El autor de «La Casa Verde, «Pantaleón y las visitadoras», La Fiesta del chivo», y «El Sueño del Celta», su última novela, volvió una y otra vez en su discurso a la literatura, a esa eterna necesidad del hombre de contar y leer historias, «para que la vida sea vivible».

También rindió tributo a España, que lo acogió, diciendo que la quiere tanto como a Perú, y a «la lengua recia de Castilla, que los Andes dulcificaron».

Y evocó el dolor de momentos difí­ciles, como cuando, después de descubrir que su padre, que creí­a muerto, estaba vivo, partió con su madre a vivir con él. «Allí­ perdí­ la inocencia y descubrí­ la soledad, la autoridad, la vida adulta y el miedo».

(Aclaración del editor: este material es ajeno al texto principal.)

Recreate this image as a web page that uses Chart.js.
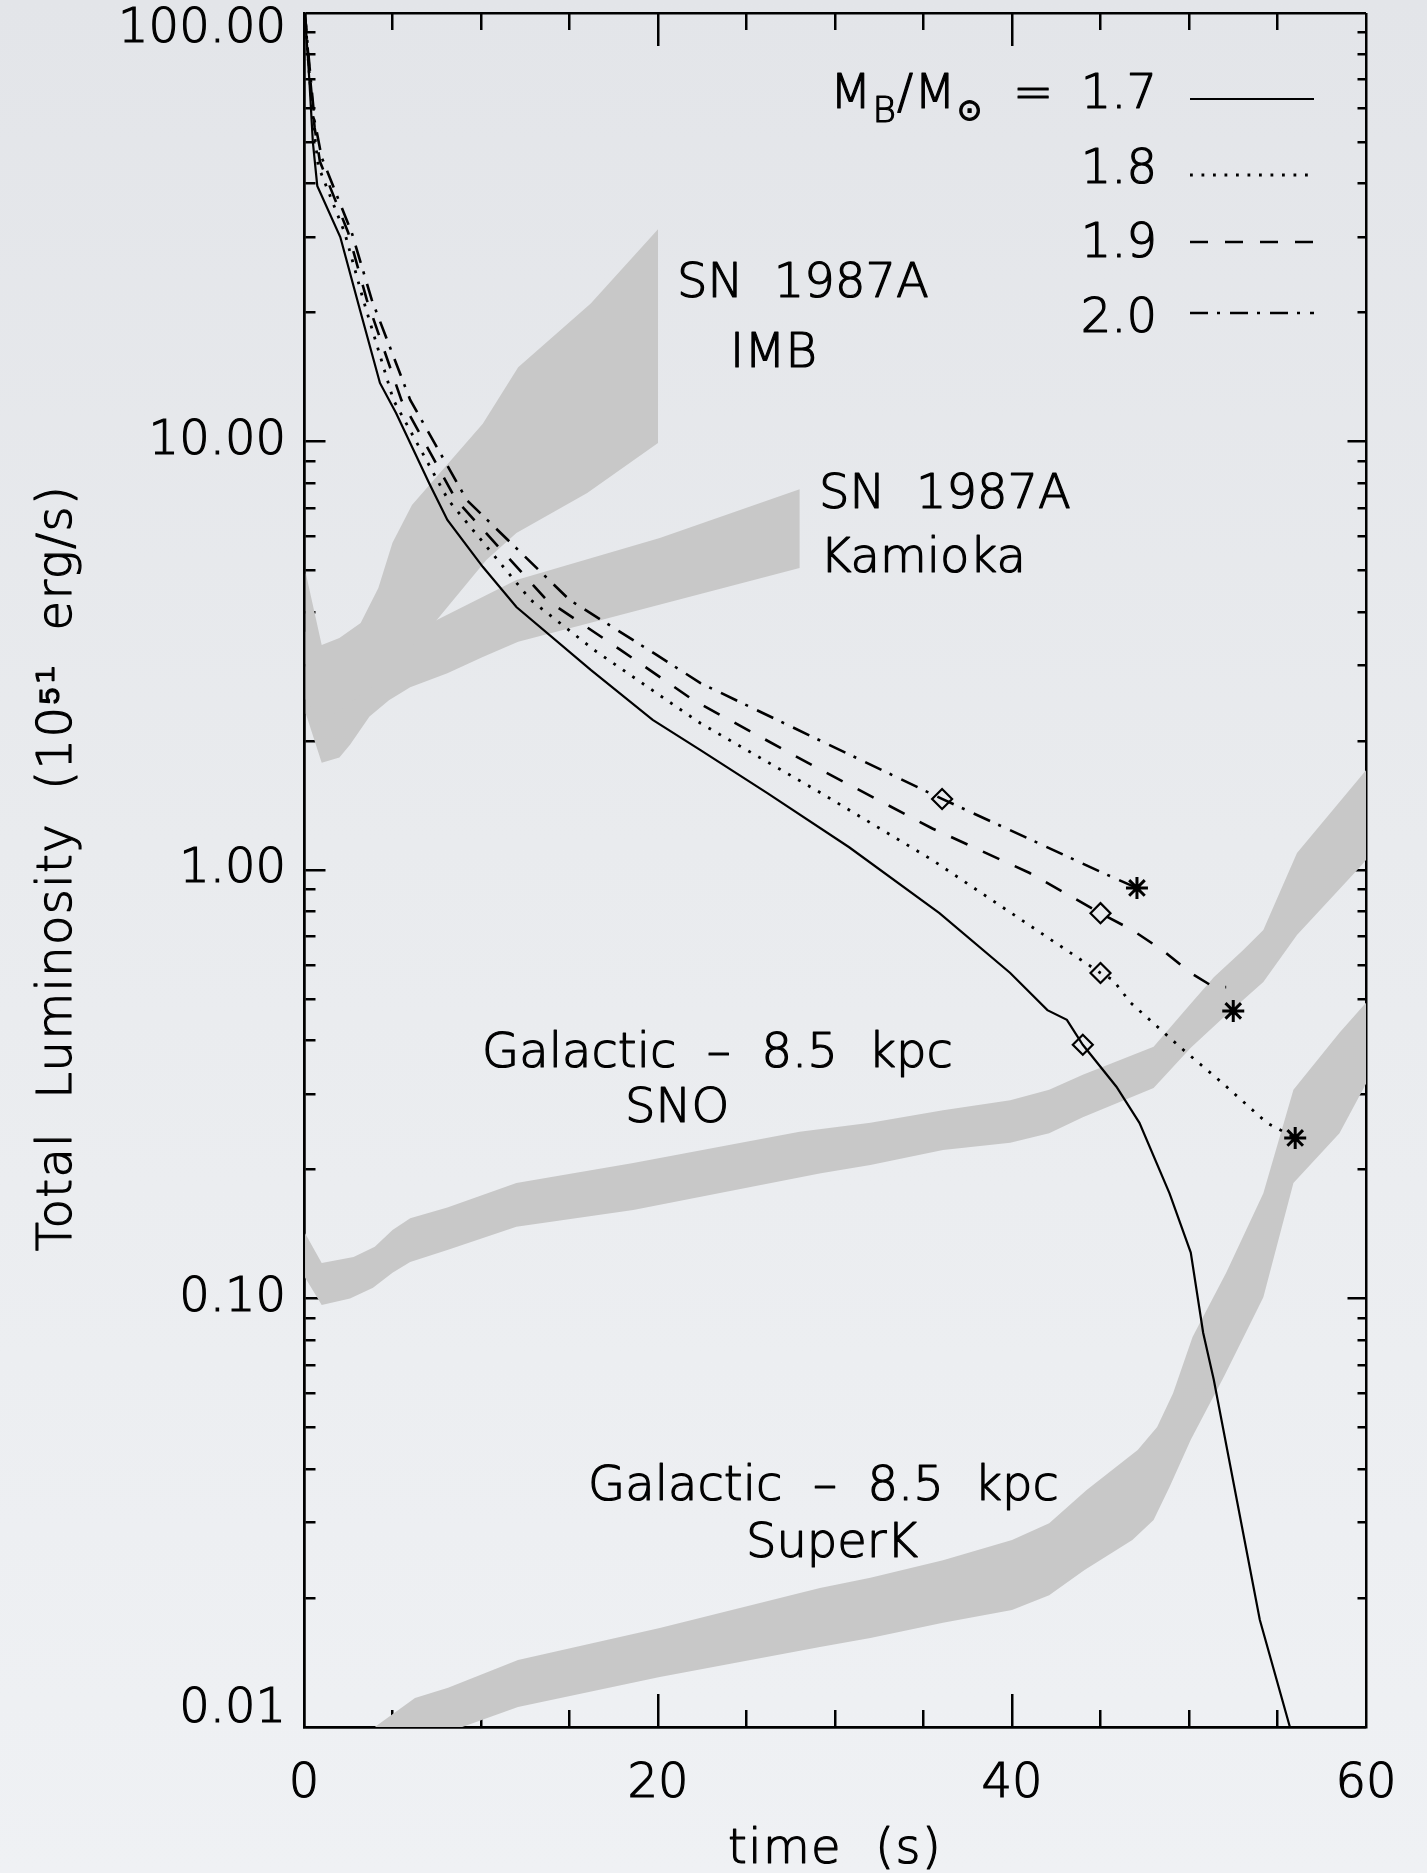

«Mi salvación fue leer, leer los buenos libros, refugiarme en esos mundos donde vivir era exaltante, intenso, una aventura tras otra, donde podí­a sentirme libre y volví­a a ser feliz», recordó Vargas Llosa, en uno de los más vibrantes tributos jamás realizados a las ficciones de la literatura.

«Sin los buenos libros, serí­amos peores de lo que somos, más conformistas, menos inquietos e insumisos, y el espí­ritu crí­tico, motor del progreso, ni siquiera existirí­a», afirmó el escritor.

No sólo tuvo palabras de amor para los libros, sino también para su esposa Patricia, «la prima de naricita respingada y carácter indomable», con la que lleva 45 años casado. Y para su familia. Fue en ese momento cuando al Premio Nobel de Literatura 2010 se le quebró la voz y derramó unas lágrimas.

«Sin ella, la vida se hubiera disuelto hace tiempo en un torbellino caótico y no hubieran nacido Alvaro, Gonzalo, Morgana ni los seis nietos que nos prolongan y alegran la existencia», dijo el Nobel, a quien la sala brindó una ovación de pie.